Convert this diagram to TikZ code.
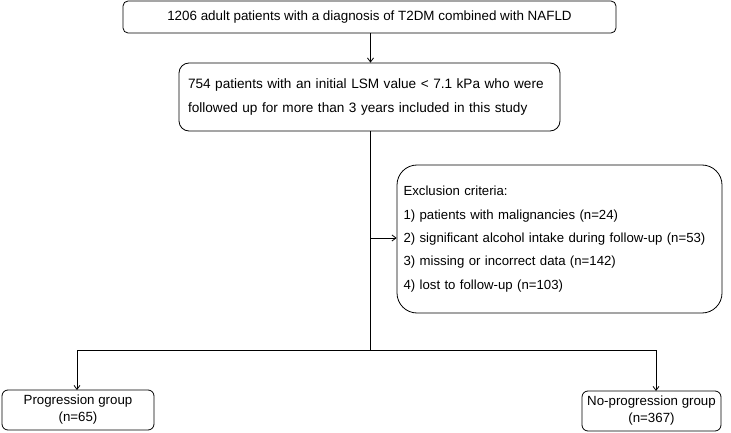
\documentclass[tikz,border=0pt]{standalone}
\usepackage{fontspec}
\setmainfont{Liberation Sans}
\usetikzlibrary{arrows.meta}
\begin{document}
\begin{tikzpicture}[x=1pt,y=1pt,
  box/.style={draw=black,line width=0.8pt,inner sep=0pt,font=\fontsize{13.4}{16}\selectfont},
  conn/.style={line width=0.8pt,draw=black},
  arr/.style={conn,-{Straight Barb[length=4pt,width=6pt]}}]
\useasboundingbox (0,0) rectangle (731,-433);
\node[box,rounded corners=5pt,minimum width=493,minimum height=32] (n1) at (369.5,-17)
  {1206 adult patients with a diagnosis of T2DM combined with NAFLD};
\node[box,rounded corners=10pt,minimum width=381,minimum height=68,align=left,text width=363,
  font=\fontsize{13.6}{24}\selectfont] (n2) at (369.5,-97)
  {754 patients with an initial LSM value < 7.1 kPa who were\\followed up for more than 3 years included in this study};
\node[box,rounded corners=20pt,minimum width=325,minimum height=148,align=left,text width=312,
  font=\fontsize{13.2}{23.3}\selectfont] (n3) at (559.5,-239)
  {Exclusion criteria:\\1) patients with malignancies (n=24)\\2) significant alcohol intake during follow-up (n=53)\\3) missing or incorrect data (n=142)\\4) lost to follow-up (n=103)};
\node[box,rounded corners=6pt,minimum width=152,minimum height=40,align=center,
  font=\fontsize{13.3}{17}\selectfont] (n4) at (78,-410)
  {Progression group\\(n=65)};
\node[box,rounded corners=6pt,minimum width=139,minimum height=40,align=center,
  font=\fontsize{13.3}{17}\selectfont] (n5) at (651.5,-411)
  {No-progression group\\(n=367)};
\coordinate (split) at (370.5,-350);
\coordinate (branch) at (370.5,-238);
\coordinate (t4) at (77,-390);
\coordinate (t5) at (656,-391);
\draw[arr] (n1.south -| split) -- (n2.north -| split);
\draw[conn] (n2.south -| split) -- (split);
\draw[arr] (branch) -- (branch -| n3.west);
\draw[arr] (split) -| (t4);
\draw[arr] (split) -| (t5);
\end{tikzpicture}
\end{document}
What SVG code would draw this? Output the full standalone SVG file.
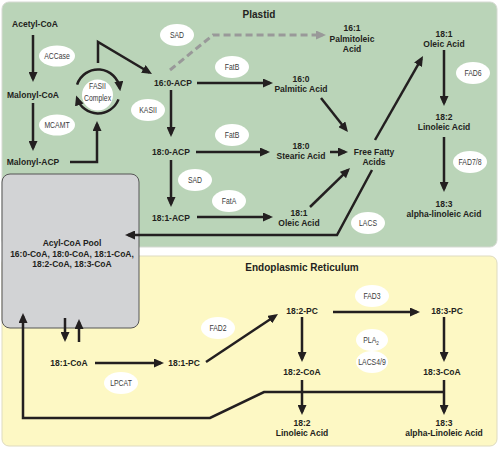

- - - -

▸ What needs to be done: Every entry must be transcribed exactly. Pictures do not belong in the copy.

▸ Task response:
Convert this diagram to TikZ code.
\documentclass[tikz,border=0pt]{standalone}
\usepackage{fontspec}
\setmainfont{Liberation Sans}
\usetikzlibrary{arrows.meta}
\begin{document}
\begin{tikzpicture}[x=1pt,y=1pt,
  box/.style={draw=black,line width=0.8pt,inner sep=0pt,font=\fontsize{13.4}{16}\selectfont},
  conn/.style={line width=0.8pt,draw=black},
  arr/.style={conn,-{Straight Barb[length=4pt,width=6pt]}}]
\useasboundingbox (0,0) rectangle (731,-433);
\node[box,rounded corners=5pt,minimum width=493,minimum height=32] (n1) at (369.5,-17)
  {1206 adult patients with a diagnosis of T2DM combined with NAFLD};
\node[box,rounded corners=10pt,minimum width=381,minimum height=68,align=left,text width=363,
  font=\fontsize{13.6}{24}\selectfont] (n2) at (369.5,-97)
  {754 patients with an initial LSM value < 7.1 kPa who were\\followed up for more than 3 years included in this study};
\node[box,rounded corners=20pt,minimum width=325,minimum height=148,align=left,text width=312,
  font=\fontsize{13.2}{23.3}\selectfont] (n3) at (559.5,-239)
  {Exclusion criteria:\\1) patients with malignancies (n=24)\\2) significant alcohol intake during follow-up (n=53)\\3) missing or incorrect data (n=142)\\4) lost to follow-up (n=103)};
\node[box,rounded corners=6pt,minimum width=152,minimum height=40,align=center,
  font=\fontsize{13.3}{17}\selectfont] (n4) at (78,-410)
  {Progression group\\(n=65)};
\node[box,rounded corners=6pt,minimum width=139,minimum height=40,align=center,
  font=\fontsize{13.3}{17}\selectfont] (n5) at (651.5,-411)
  {No-progression group\\(n=367)};
\coordinate (split) at (370.5,-350);
\coordinate (branch) at (370.5,-238);
\coordinate (t4) at (77,-390);
\coordinate (t5) at (656,-391);
\draw[arr] (n1.south -| split) -- (n2.north -| split);
\draw[conn] (n2.south -| split) -- (split);
\draw[arr] (branch) -- (branch -| n3.west);
\draw[arr] (split) -| (t4);
\draw[arr] (split) -| (t5);
\end{tikzpicture}
\end{document}
What SVG code would draw this? Output the full standalone SVG file.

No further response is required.